8. De rechtbank verklaart het beroep gegrond en vernietigt het bestreden besluit wegens het strijd met het motiveringsbeginsel, voor zover het ziet op de afwijzing van het verzoek om kwijtschelding over de jaren 2015 en 2016. De rechtbank bepaalt met toepassing van artikel 8:72, vierde lid, van de Algemene wet bestuursrecht dat het UWV een nieuw besluit moet nemen met inachtneming van deze uitspraak. De rechtbank geeft het UWV hiervoor zes weken.
8.1.
Omdat het beroep gegrond is moet het UWV het griffierecht aan eiser vergoeden. Eiser heeft geen proceskosten gemaakt die vergoed kunnen worden.

Beslissing

De rechtbank:
- verklaart het beroep gegrond;
- vernietigt het besluit van 27 juli 2021 voor zover het ziet op de afwijzing van het verzoek om kwijtschelding over de jaren 2015 en 2016;
- draagt het UWV op binnen zes weken na de dag van verzending van deze uitspraak een nieuw besluit te nemen op het bezwaar met inachtneming van deze uitspraak;
- bepaalt dat het UWV het griffierecht van € 49,- aan eiser moet vergoeden.
Deze uitspraak is gedaan door mr. A.S.W. Kroon, rechter, in aanwezigheid van mr. J. Mamedova, griffier. De uitspraak is uitgesproken in het openbaar op 17 juli 2023
griffier
rechter
Een afschrift van deze uitspraak is verzonden aan partijen op:

Informatie over hoger beroep

Een partij die het niet eens is met deze uitspraak, kan een hogerberoepschrift sturen naar de Centrale Raad van Beroep waarin wordt uitgelegd waarom deze partij het niet eens is met deze uitspraak. Het hogerberoepschrift moet worden ingediend binnen zes weken na de dag waarop deze uitspraak is verzonden.

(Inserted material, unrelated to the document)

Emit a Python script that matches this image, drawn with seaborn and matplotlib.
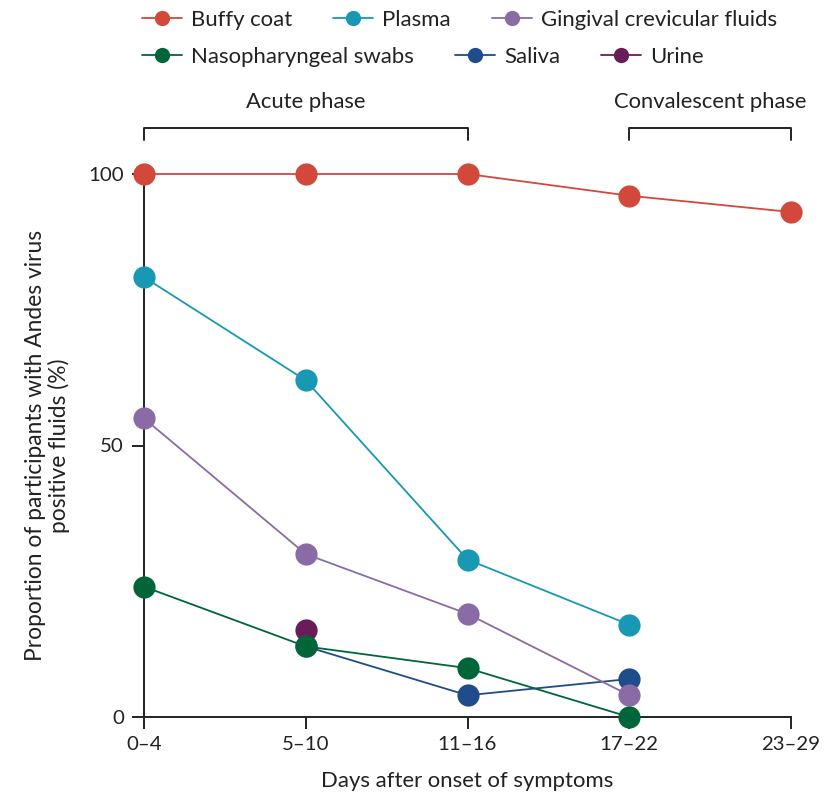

Kan de indiener de behandeling van het hoger beroep niet afwachten, omdat de zaak spoed heeft, dan kan de indiener de voorzieningenrechter van de Centrale Raad van Beroep vragen om een voorlopige voorziening (een tijdelijke maatregel) te treffen.

Voetnoten

2.Uit het verweerschrift en wat ter zitting is besproken blijkt dat het bestreden besluit ook is beslist op het verzoek om de terugvordering, die ziet op het jaar 2016, kwijt te schelden.
4.Dit staat in het bestreden besluit.